CAIRO: Manshiyet Nasser Misdemeanors Court on Wednesday handed deputy Cairo governor a five-year suspended sentence for the involuntary manslaughter and injury of the Duweiqa residents.

Mahmoud Yassin was also ordered to pay a LE 5,000 bail. Seven other officials from the district authority as well as the housing and property management departments were handed down a three-year suspended sentence and a LE 3,000 bail each for the same charges.

The court "punished the accused in light of what was proven, that they committed the crimes of accidentally killing and injuring the victims," the official news agency MENA said.

“This is the least that can be done to obtain the rights of those who died, wounded or became homeless as a result of the accident,” independent MP Mohamed Anwar El-Sadat told Daily News Egypt.

“I hope this can be a model of the sovereignty of law, which emphasizes that whoever fails to do his job will be penalized regardless of his position,” he added.

In September 2008, huge boulders and rocks crashed down Muqattam Hill in Duweiqa onto Ezbet Bekhit in the Manshiyet Nasser neighborhoods of east Cairo, home to around a million of the city’s poorest residents. A total of 119 people were killed and 55 others injured in the accident.

Investigations revealed that the officials failed to respond to official technical reports conducted before the accident. The reports called for evacuating all residents at the upper part of Duweiqa as well as building a fence around the area to protect it from sewage water.

A committee of experts formed by the prosecution office also attributed the rockslide to the geological nature of the area, which has many fractures, in addition to the dense population and the lack of a proper sewage system. These factors led to water leakages, eventually resulting in the rockslide.
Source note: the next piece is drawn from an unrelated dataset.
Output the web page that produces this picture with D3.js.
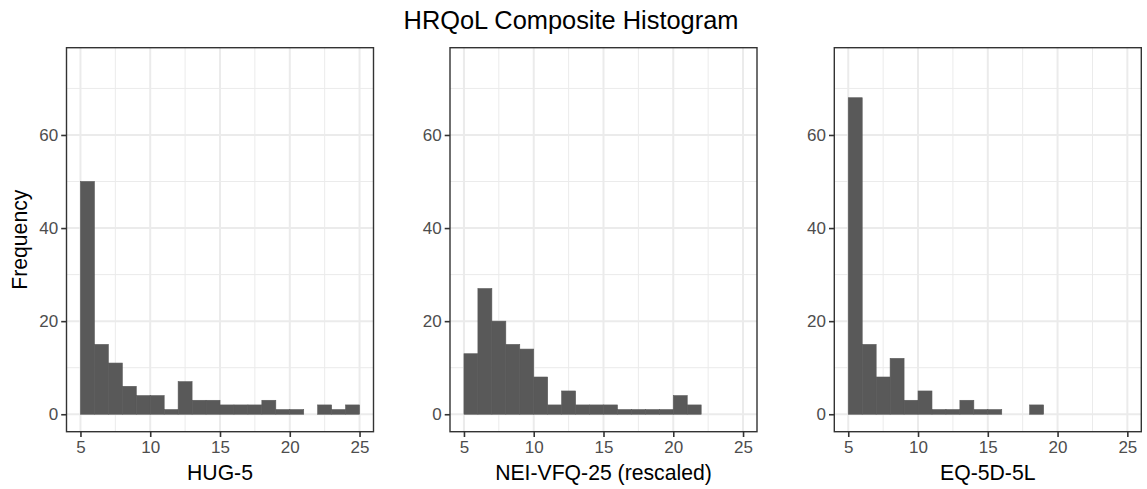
<!DOCTYPE html>
<html>
<head>
<meta charset="utf-8">
<script src="https://cdn.jsdelivr.net/npm/d3@7"></script>
<style>
  html, body { margin: 0; padding: 0; background: #ffffff; }
  svg { display: block; font-family: "Liberation Sans", Arial, sans-serif; }
</style>
</head>
<body>
<svg id="chart" width="1147" height="489"></svg>
<script>
// ---- data ----
const chartTitle = "HRQoL Composite Histogram";
const yAxisTitle = "Frequency";
const panelTitles = ["HUG-5", "NEI-VFQ-25 (rescaled)", "EQ-5D-5L"];
const binStart = 5;
const binWidth = 1;
const hug5Counts = [50, 15, 11, 6, 4, 4, 1, 7, 3, 3, 2, 2, 2, 3, 1, 1, 0, 2, 1, 2];
const neiVfqCounts = [13, 27, 20, 15, 14, 8, 2, 5, 2, 2, 2, 1, 1, 1, 1, 4, 2];
const eq5dCounts = [68, 15, 8, 12, 3, 5, 1, 1, 3, 1, 1, 0, 0, 2];
const xTicks = [5, 10, 15, 20, 25];
const xMinorTicks = [7.5, 12.5, 17.5, 22.5];
const yTicks = [0, 20, 40, 60];
const yMinorTicks = [10, 30, 50, 70];
const xDomain = [5, 25];
const yDomain = [0, 75];

// ---- layout ----
const svg = d3.select("#chart");
const panelLefts = [66.5, 450, 834.3];
const panelWidth = 307;
const panelTop = 47.7, panelBottom = 431.7;
const seriesList = [hug5Counts, neiVfqCounts, eq5dCounts];

const xPad = (xDomain[1] - xDomain[0]) * 0.05;
const yPad = (yDomain[1] - yDomain[0]) * 0.05;
const y = d3.scaleLinear()
  .domain([yDomain[0] - yPad, yDomain[1] + yPad])
  .range([panelBottom, panelTop]);

svg.append("text")
  .attr("x", 571).attr("y", 28.5)
  .attr("text-anchor", "middle")
  .attr("font-size", 25.4)
  .attr("fill", "#000")
  .text(chartTitle);

seriesList.forEach((counts, pi) => {
  const left = panelLefts[pi];
  const x = d3.scaleLinear()
    .domain([xDomain[0] - xPad, xDomain[1] + xPad])
    .range([left, left + panelWidth]);
  const g = svg.append("g");

  g.append("rect")
    .attr("x", left).attr("y", panelTop)
    .attr("width", panelWidth).attr("height", panelBottom - panelTop)
    .attr("fill", "#fff");

  // minor grid
  g.selectAll(".xminor").data(xMinorTicks).join("line")
    .attr("x1", d => x(d)).attr("x2", d => x(d))
    .attr("y1", panelTop).attr("y2", panelBottom)
    .attr("stroke", "#EBEBEB").attr("stroke-width", 1);
  g.selectAll(".yminor").data(yMinorTicks).join("line")
    .attr("y1", d => y(d)).attr("y2", d => y(d))
    .attr("x1", left).attr("x2", left + panelWidth)
    .attr("stroke", "#EBEBEB").attr("stroke-width", 1);
  // major grid
  g.selectAll(".xmajor").data(xTicks).join("line")
    .attr("x1", d => x(d)).attr("x2", d => x(d))
    .attr("y1", panelTop).attr("y2", panelBottom)
    .attr("stroke", "#EBEBEB").attr("stroke-width", 2);
  g.selectAll(".ymajor").data(yTicks).join("line")
    .attr("y1", d => y(d)).attr("y2", d => y(d))
    .attr("x1", left).attr("x2", left + panelWidth)
    .attr("stroke", "#EBEBEB").attr("stroke-width", 2);

  // bars
  const bins = counts.map((c, i) => ({ x0: binStart + i * binWidth, x1: binStart + (i + 1) * binWidth, n: c }));
  g.selectAll(".bar").data(bins.filter(b => b.n > 0)).join("rect")
    .attr("x", d => x(d.x0))
    .attr("width", d => x(d.x1) - x(d.x0))
    .attr("y", d => y(d.n))
    .attr("height", d => y(0) - y(d.n))
    .attr("fill", "#595959")
    .attr("stroke", "#595959")
    .attr("stroke-width", 0.6);

  // border
  g.append("rect")
    .attr("x", left).attr("y", panelTop)
    .attr("width", panelWidth).attr("height", panelBottom - panelTop)
    .attr("fill", "none").attr("stroke", "#333333").attr("stroke-width", 1.4);

  // axes
  const xAxis = d3.axisBottom(x).tickValues(xTicks).tickSize(5.3).tickPadding(3).tickFormat(d3.format("d"));
  const yAxis = d3.axisLeft(y).tickValues(yTicks).tickSize(5.3).tickPadding(3).tickFormat(d3.format("d"));
  const gx = g.append("g").attr("transform", `translate(0,${panelBottom})`).call(xAxis);
  const gy = g.append("g").attr("transform", `translate(${left},0)`).call(yAxis);
  [gx, gy].forEach(a => {
    a.select(".domain").remove();
    a.selectAll(".tick line").attr("stroke", "#333333").attr("stroke-width", 1.6);
    a.selectAll(".tick text").attr("fill", "#4D4D4D").attr("font-size", 17)
      .attr("font-family", "Liberation Sans, Arial, sans-serif");
  });
  gx.selectAll(".tick text").attr("dy", "0.75em");

  g.append("text")
    .attr("x", left + panelWidth / 2).attr("y", 479.5)
    .attr("text-anchor", "middle")
    .attr("font-size", 21.2)
    .attr("fill", "#000")
    .text(panelTitles[pi]);

  if (pi === 0) {
    g.append("text")
      .attr("transform", `translate(26.8,${(panelTop + panelBottom) / 2}) rotate(-90)`)
      .attr("text-anchor", "middle")
      .attr("font-size", 21.2)
      .attr("fill", "#000")
      .text(yAxisTitle);
  }
});
</script>
</body>
</html>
In November 2009, Amnesty International released a report entitled “Buried Alive; Trapped by Poverty and Neglect in Cairo’s Informal Settlements” criticizing the Egyptian authorities for failing to take effective steps to protect the residents of Duweiqa.

The report called on the Egyptian government to alleviate the threats to lives in the 26 "unsafe areas" in Greater Cairo, and to protect the residents’ rights to health and adequate housing.